Because of the increasing concern for the protection of the marine environment, and the use of chemical additives such as biocides and corrosion inhibitors that are utilized during drilling, fracturing, and other operating processes (Al-Ghouti et al., 2019), the BTEX, heavy metals, deleterious organic substances, and even some of the more fundamental physicochemical properties such as pH and salinity of the PW should be scrutinized (Munirasu et al., 2016; Li et al., 2016; Arthur et al., 2011; Ahmadun et al., 2009). Most oil and gas companies and organizations around the world are dedicated to the implementation of a “zero-discharge” for pollutants released into the sea, that will ultimately lead to an increase in the amount of reinjected PW (OSPAR Commission, 2015; Pollestad, 2005). As the expense of water management can account for 5%–15% of drilling costs, this is also important from an economic perspective (Tanudjaja et al., 2019).

From an environmental and economic point of view, the treatment of the pollution dominated by hydrocarbons in PW, and particularly the development of processes and relevant devices that can achieve the high standards for emission or reinjection, is a technical challenge for PW management. The physicochemical method has been both studied and utilized due to merits such as the convenience of the procedure (Camarillo and Stringfellow, 2018). Considering the space occupation, load bearing of the offshore platforms, and the characteristics dominated by the distribution of particle sizes in the PW (Arnold and Stewart, 2008), a new type of PW treatment process, with chemical reagents injected, composed of novel equipment combined with one or more traditional separation methods, such as gravity sedimentation, compact flotation unit (CFU), hydrocyclone (HC), should be developed that can adapt to the current operating conditions (Robinson, 2013; Bagheri et al., 2018).

Coalescence technology could be considered in the PW treatment process because of the extensive application from last century. Traditional coalescence device is coalescence filter cartridge. Nonwoven single-species fine fibers of micron or nano size are used to construct filter mats with a limited thickness by electrostatic spinning (Hu et al., 2015) in this kind of devices. To achieve higher separation efficiency, two or more types of fibers could be utilized (Chase and Kulkarni, 2011; Kulkarni et al., 2012). These types of mat are more suitable for clean feeds than for treating PW from the oil extraction process because of the high content of impurities, colloids, and asphaltene in crude oil. In a broader sense, a method can be referred as coalescence when small oil drops coalesced into oil film or big droplets during the process of treatment. In this viewpoint, filtration and adsorption are also the processes that could be found associated with the coalescence process. The membrane or carbon nanotubes which separate the dispersed phase by interception (Zhu et al., 2016; Zhang et al., 2014; Wang et al., 2013), and the novel material for adsorption (Zhang et al., 2018; Kabiri et al., 2014) are studied to separate the dispersed oil phase from water phase. While most of these methods are still rest on laboratory-scale and pilot-scale when they are used for PW treatment on offshore platforms, because of the inadaptability of the complex industrial sewage.
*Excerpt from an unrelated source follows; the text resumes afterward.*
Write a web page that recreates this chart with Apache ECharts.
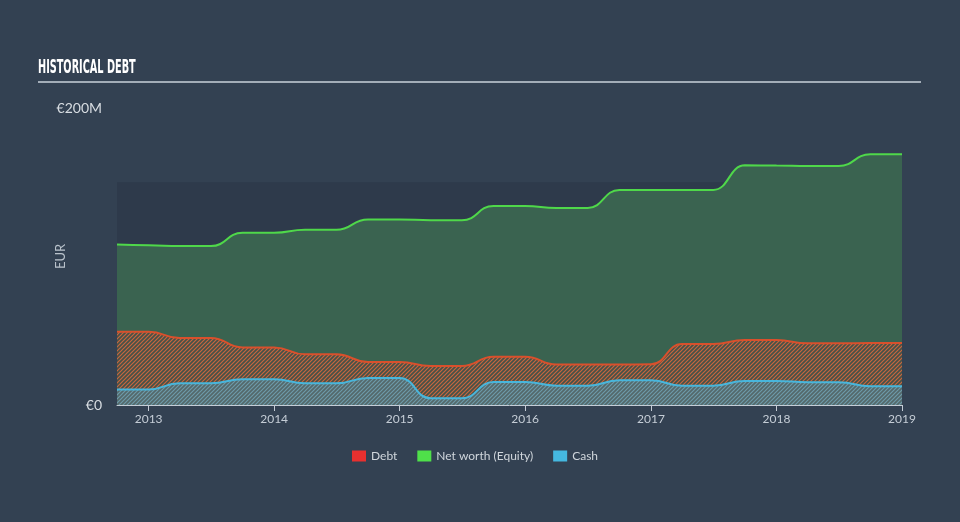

This paper studied a full-scale process for PW that is mainly polluted by hydrocarbons, on an offshore oil field platform located in the Bohai Sea, China. This research is a practical work for PW treatment for purpose on the platform. The water content of PW from this platform has already reached over 90%, with a value of 98% achieved in some of the wells. According to the United States Department of Energy (DOE), crude oil with an API gravity from approximately 15.6 to 22 from this oil field can be classified as heavy crude oil. Conventional processes are not suitable for this kind PW unless the deck being expanded to obtain larger space for these devices. A new type of coalescence (combined fibers coalescence, CFC for short) separator endurable for the complex influent was utilized in this novel full-scale process. Two or more types of fibers woven into the structural shapes “X” and “Ω” (Yang et al., 2014; Yang et al., 2014) were used in the separator. Emulsion breaking and dispersed phase separation occur at the intersection of the heterogenic fibers. This kind of separation method cannot reach the same separation accuracy as membranes, carbon nanotubes or adsorption due to the large apertures among the fibers. However, the inferiorities induced by the apertures can be remedied by increasing the thickness of the fiber layer. Larger apertures are also advantageous for the sustainable treatment of industrial PW with complex components. Various fibers with different surface energies, such as polypropylene (PP), poly tetra fluoroethylene (PTFE), and stainless steel (AISI 316L) fibers were used in CFC separators based on the research results obtained at the laboratory (Lu et al., 2015, 2016) and via the observation of a pilot test (Liu et al., 2018). The oil content, and organic components in PW in the full-scale industrial practice were analyzed systematically. The performance on oil separation, reducing organic species, and simultaneous separation of alkanes and slightly soluble organics, of the full-scale process during long period monitoring were revealed.